I'm going to create my own Jurassic park
with real dino's. I already have the dna and a bunch of crazy low-paid bulgarian scientists. Whos with me!!! I'm thinking of central London.
The concept I have is sort of like an amusementpark slash MMA-event.
The concept I have is sort of like an amusementpark slash MMA-event.
Sign in to comment in this discussion.
Comments
Hey HEY. I bought it! Im making a Zombie park.
You could put in in Crystal Palace Park, but only if you engineer the dinosaurs to look like the things that Waterhouse Hawkins built!
http://en.wikipedia.org/wiki/Crystal_Palace_Park#Crystal_Palace_Park
You're going to need someone who knows, ah, chaos thory.
Make sure the spare no expense for your voice overs!
I'd do it for free.:)
-Bulgarian scientists
-A supervisor for the hatchery
-A voice over/tour guide
-A Site B owner
-Dr. Grant
-A kid with a jeep
We're off to a great start.
What are your credentials?
I hope you're not proven right by a coincidental case of poorly planned espionage.
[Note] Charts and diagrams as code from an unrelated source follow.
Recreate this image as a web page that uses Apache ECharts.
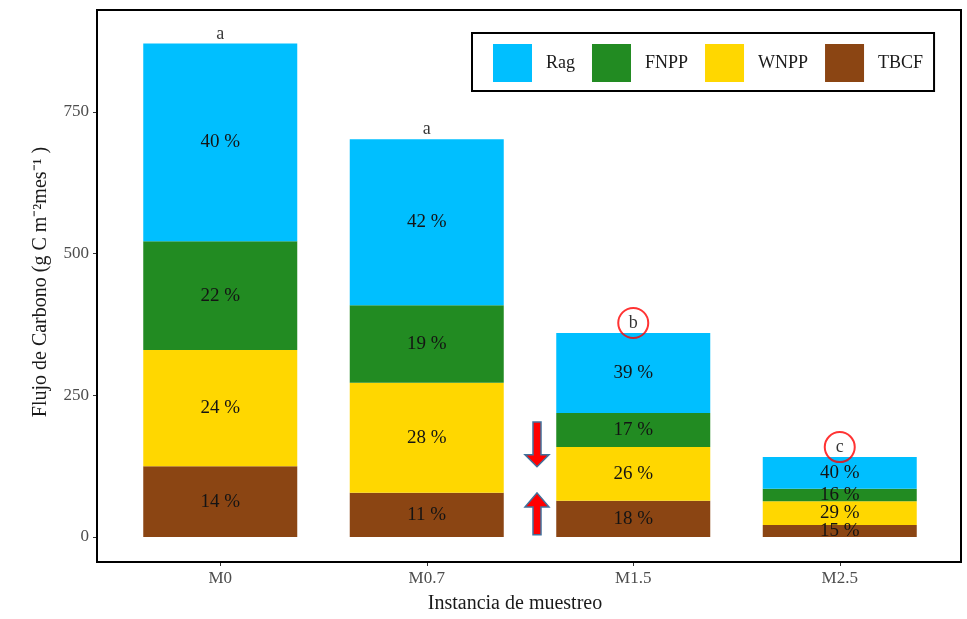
<!DOCTYPE html>
<html>
<head>
<meta charset="utf-8">
<script src="https://cdn.jsdelivr.net/npm/echarts@6/dist/echarts.min.js"></script>
<style>html,body{margin:0;padding:0;background:#fff;}#c{width:967px;height:619px;}</style>
</head>
<body>
<div id="c"></div>
<script>
const categories = ['M0', 'M0.7', 'M1.5', 'M2.5'];
const tbcf = [125, 78, 64, 21];
const wnpp = [205, 194, 95, 42];
const fnpp = [192, 137, 60, 22];
const rag  = [349, 293, 141, 56];
const pctTBCF = ['14 %', '11 %', '18 %', '15 %'];
const pctWNPP = ['24 %', '28 %', '26 %', '29 %'];
const pctFNPP = ['22 %', '19 %', '17 %', '16 %'];
const pctRag  = ['40 %', '42 %', '39 %', '40 %'];
const letters = ['a', 'a', 'b', 'c'];
const circled = [false, false, true, true];
const yTicks = [0, 250, 500, 750];

const SERIF = '"Liberation Serif", "Times New Roman", serif';
const totals = categories.map((c, i) => tbcf[i] + wnpp[i] + fnpp[i] + rag[i]);

function barSeries(name, data, color, pct) {
  return {
    name: name, type: 'bar', stack: 'total', barWidth: 154,
    data: data,
    itemStyle: { color: color },
    label: {
      show: true, position: 'inside',
      formatter: p => pct[p.dataIndex],
      fontFamily: SERIF, fontSize: 19, color: '#141414'
    },
    emphasis: { disabled: true }
  };
}

const chart = echarts.init(document.getElementById('c'), null, { renderer: 'canvas' });
const option = {
  animation: false,
  backgroundColor: '#fff',
  grid: { left: 117, right: 24, top: 27, bottom: 82, containLabel: false },
  legend: {
    data: ['Rag', 'FNPP', 'WNPP', 'TBCF'],
    left: 472, top: 33,
    icon: 'rect', itemWidth: 39, itemHeight: 38, itemGap: 17,
    padding: [11, 11, 9, 21],
    borderColor: '#000', borderWidth: 2,
    textStyle: { fontFamily: SERIF, fontSize: 18, color: '#1a1a1a', padding: [0, 0, 0, 9] },
    selectedMode: false
  },
  xAxis: {
    type: 'category', data: categories, offset: 25,
    axisLine: { show: false, onZero: false },
    axisTick: { show: true, alignWithLabel: true, length: 4, lineStyle: { color: '#333' } },
    axisLabel: { fontFamily: SERIF, fontSize: 17, color: '#4d4d4d', margin: 8 },
    name: 'Instancia de muestreo', nameLocation: 'middle', nameGap: 32,
    nameTextStyle: { fontFamily: SERIF, fontSize: 20, color: '#1a1a1a', padding: [0, 30, 0, 0] }
  },
  yAxis: {
    type: 'value', min: 0, max: 900, interval: 250, offset: 20,
    axisLine: { show: false, onZero: false },
    axisTick: { show: true, length: 4, lineStyle: { color: '#333' } },
    splitLine: { show: false },
    axisLabel: {
      fontFamily: SERIF, fontSize: 17, color: '#4d4d4d', margin: 8, showMaxLabel: false,
      formatter: v => (yTicks.indexOf(v) >= 0 ? String(v) : '')
    },
    name: 'Flujo de Carbono (g C m\u207B\u00B2mes\u207B\u00B9 )', nameLocation: 'middle', nameGap: 46,
    nameTextStyle: { fontFamily: SERIF, fontSize: 20, color: '#1a1a1a' }
  },
  series: [
    barSeries('TBCF', tbcf, '#8B4513', pctTBCF),
    barSeries('WNPP', wnpp, '#FFD700', pctWNPP),
    barSeries('FNPP', fnpp, '#228B22', pctFNPP),
    barSeries('Rag', rag, '#00BFFF', pctRag),
    {
      name: 'letters', type: 'scatter', symbolSize: 1, itemStyle: { color: 'transparent' },
      data: categories.map((c, i) => [c, totals[i]]),
      label: {
        show: true, position: 'top', distance: 0,
        formatter: p => letters[p.dataIndex],
        fontFamily: SERIF, fontSize: 18, color: '#000'
      },
      z: 5, silent: true
    },
    {
      name: 'circles', type: 'scatter', symbol: 'circle', symbolSize: [30, 30],
      symbolOffset: [0, -10],
      itemStyle: { color: 'rgba(0,0,0,0)', borderColor: '#FF0000', borderWidth: 2 },
      data: categories.map((c, i) => circled[i] ? [c, totals[i]] : null).filter(d => d),
      z: 6, silent: true
    }
  ]
};
chart.setOption(option);

// annotation arrows between M0.7 and M1.5
const pA = chart.convertToPixel({ xAxisIndex: 0, yAxisIndex: 0 }, ['M0.7', 0]);
const pB = chart.convertToPixel({ xAxisIndex: 0, yAxisIndex: 0 }, ['M1.5', 0]);
const ax = (pA[0] + pB[0]) / 2 + 7;
const py = v => chart.convertToPixel({ yAxisIndex: 0 }, v);
function arrow(yStart, yHead, yTip) {
  return {
    type: 'polygon',
    shape: { points: [[ax - 4, yStart], [ax + 4, yStart], [ax + 4, yHead], [ax + 12, yHead], [ax, yTip], [ax - 12, yHead], [ax - 4, yHead]] },
    style: { fill: '#FF0000', stroke: '#41719C', lineWidth: 1.5 },
    z: 20
  };
}
chart.setOption({
  graphic: [
    { type: 'rect', shape: { x: 97, y: 10, width: 864, height: 552 }, style: { fill: 'none', stroke: '#000', lineWidth: 2 }, z: 10, silent: true },
    arrow(py(203), py(145), py(124)),
    arrow(py(4), py(53), py(78))
  ]
});
</script>
</body>
</html>
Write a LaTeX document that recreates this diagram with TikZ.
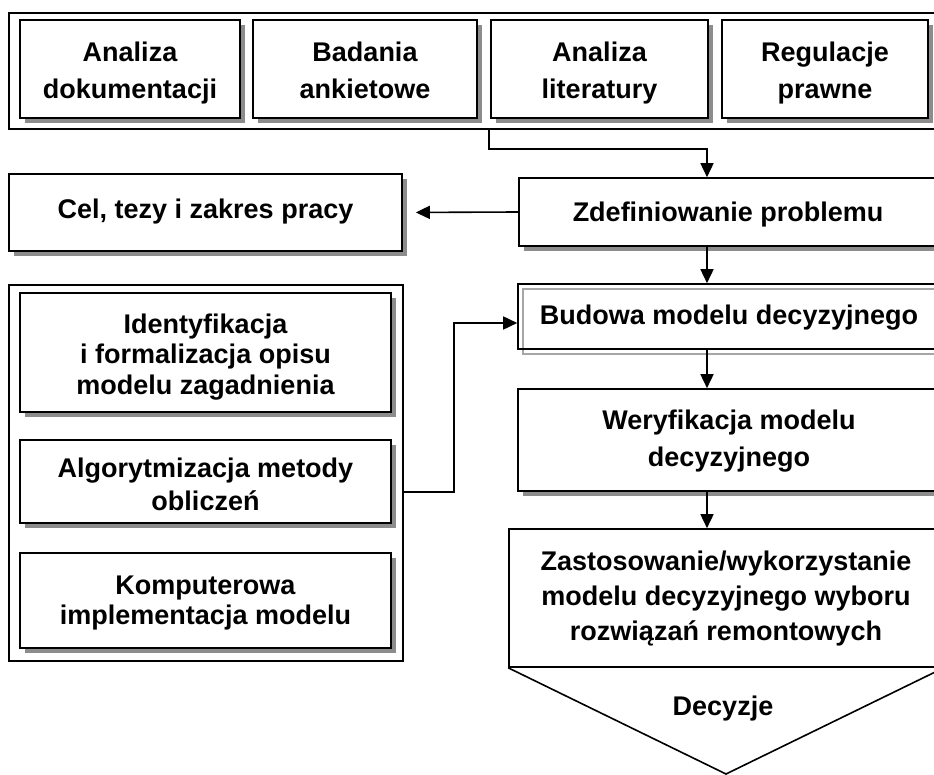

.....................But I need a job!
LOL!!! this sentence is too funny XD Alliteration ftw
Further more I have an idea for the river tour the Megaladon a giant white shark that would make Jaws hide in shame.
We are gonna need a bigger boat just got a whole new meaning
-Bulgarian scientists
-A supervisor for the hatchery
-A voice over/tour guide
-A Site B owner
-DNA Splicer
-A kid with a jeep
-A math nerd
-One park warden without credentials
-An overqualified paleontologist
-Someone who is able to install locking mechanisms into the jeeps jeep
-An architect
-A student training to become an automation/electrotechnology engineer
-Shaving cream can inspector
-Head of Holding Onto One's Game Warden
-Head of Public Relations
-Slightly suspicious and seemingly harmless janitor
-Dinosaur nutritionist
What can possibly go wrong?
We are off to too a great start here
I prefer a Island.
OMG I couldn't stop laughing when I saw this XD
But Wait! We need some form of Human security!!! We are missing a Muldoon!:eek:
This shouldn't even be a question. I thought that when everyone signed on, they were aware that this act against God would reside on an island.
Mr. McFly, you pick the island. Ive got my basement. Im satisfied.
Of course! The British Isles, naturally.